Greener Play Areas Boost Children’s Immunities

Playing outdoors is good for the child’s immunity and according to research, the children that had their outdoor play areas transformed from gravel yards into mini forests experienced stronger immunity within a month.

The researchers believe this is a result of the child’s development of diverse microbes on the guts and skin when playing in these areas, unlike the children whose playgrounds weren’t upgraded.

Unfortunately, in the west, there’s a rise of autoimmune illnesses-the body is mistakenly attacking itself and this includes diseases such as eczema, diabetes, IBS, MS, and asthma.

Many find the culprit in the hygiene hypothesis or the fact that children in the past were exposed to more microbes than those today and thus, their immunities are less challenged and more prone to mistakes.

Exposure to Microbial Diversity & a Strong Immunity

Studies done previously have already found links between a stronger immunity and exposure to various microbes.
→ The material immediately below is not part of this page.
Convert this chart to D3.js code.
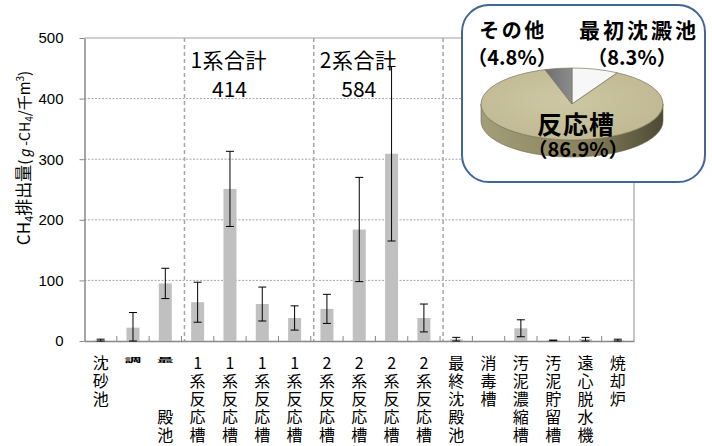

However, this is the first one which deliberately changed the urban kids’ environment.

They believe that this experiment shows that there’s room for improvement of the immunity with simple changes such as the children’s environment.

For the purposes of the study, 75 children from 2 Finnish cities were included, but this is still a small number for a trial. Still, they claim the results were surprising as they were quite strong.

According to the head of the research, Aki Sinkkonen from the Natural Resources Institute in Finland, their study is the beginning of the new preventive ways to reduce the immune-related diseases globally.

Children Need Nature to Develop Stronger Immunities

Professor Graham Rook from the University College in London notes that this is wonderful work. A lot of the disorders increasing in the urban environments in the west are a result of the incapacity of the immunity to tackle with the challenges.

In this way, the study showed us that exposure of children to biodiverse nature can boost their biomarkers. The researchers installed turf from natural forest floors, set dwarf shrubs, crowberry, mosses, and blueberries in the previously bare play areas.

The kids spent averagely 90 minutes per day here and were encouraged to play both with the plants and the soil. This wasn’t challenging at all, explain the researchers, as the green area was the most exciting thing in the yard.

After 28 days, tests of the children’s skin found that their microbe diversity was 3 times higher than those who were still playing in gravel yards and their microbes in the gut also significantly elevated.

Their blood samples showed good changes too.